By 'sponsorship' I mean that A will assume all responsibilities for B's Plans, i.e. become the Plan Sponsor, when B goes out of business and liquidates. All employees of B are going to be laid off except for maybe a handful or union ones hired by A. Yes, labor issues will need to be negotiated, but from a pension law perspective, are there no required notice to participants via 5310A or PBGC? I will review those PBGC regs.

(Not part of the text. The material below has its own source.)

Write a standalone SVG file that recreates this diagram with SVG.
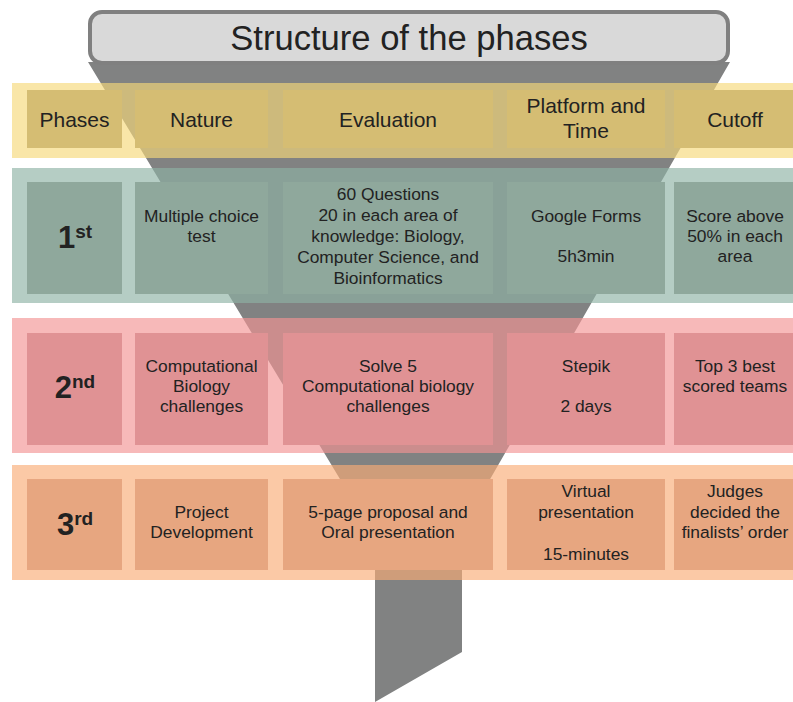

But, all it should take in this case is an amendment to B's Plans, and an agreement between B and A, together with suitable corporate resolutions, to effectuate this transfer?

Posted

You left out an important fact in your first post, which is that B is going out of business and liquidating. If there is no seperately "reportable event" under the PBGC regs., then it looks like you've analyzed this correctly.

Guest ERISAQuestioner
Posted
What do you mean by "sponsorship?" Do you mean the entity with the obligation to contribute to the plan? IF B is merging into A and going out of existence, this would happen by operation of law. If employees of B are transferring to employment with A, probably not any issues, but you should consult the collective bargaining agreement covering the union employees and confer with labor counsel to make sure there are no labor law issues to resolve or procedural hoops to jump through. In either scenario, you may wish to take another look at the PBGC regulations. If neither a merger nor a transfer of employees, then I would need to know what it is that the parent wishes/is intending to accomplish.

Thanks for your comment. To clarify, the Parent wants the surviving entity A to assume the pension obligations for the salaried and union employees of B.

By 'sponsorship' I mean that A will assume all responsibilities for B's Plans, i.e. become the Plan Sponsor, when B goes out of business and liquidates. All employees of B are going to be laid off except for maybe a handful or union ones hired by A. Yes, labor issues will need to be negotiated, but from a pension law perspective, are there no required notice to participants via 5310A or PBGC? I will review those PBGC regs.

But, all it should take in this case is an amendment to B's Plans, and an agreement between B and A, together with suitable corporate resolutions, to effectuate this transfer?

But just so I'm understanding correctly, the liquidation of B is a reportable event under PBGC regs. 4043.30. In that case there will be a minimum 30 day notice reporting requirement, probably also something similar to IRS under Form 5310A. Right?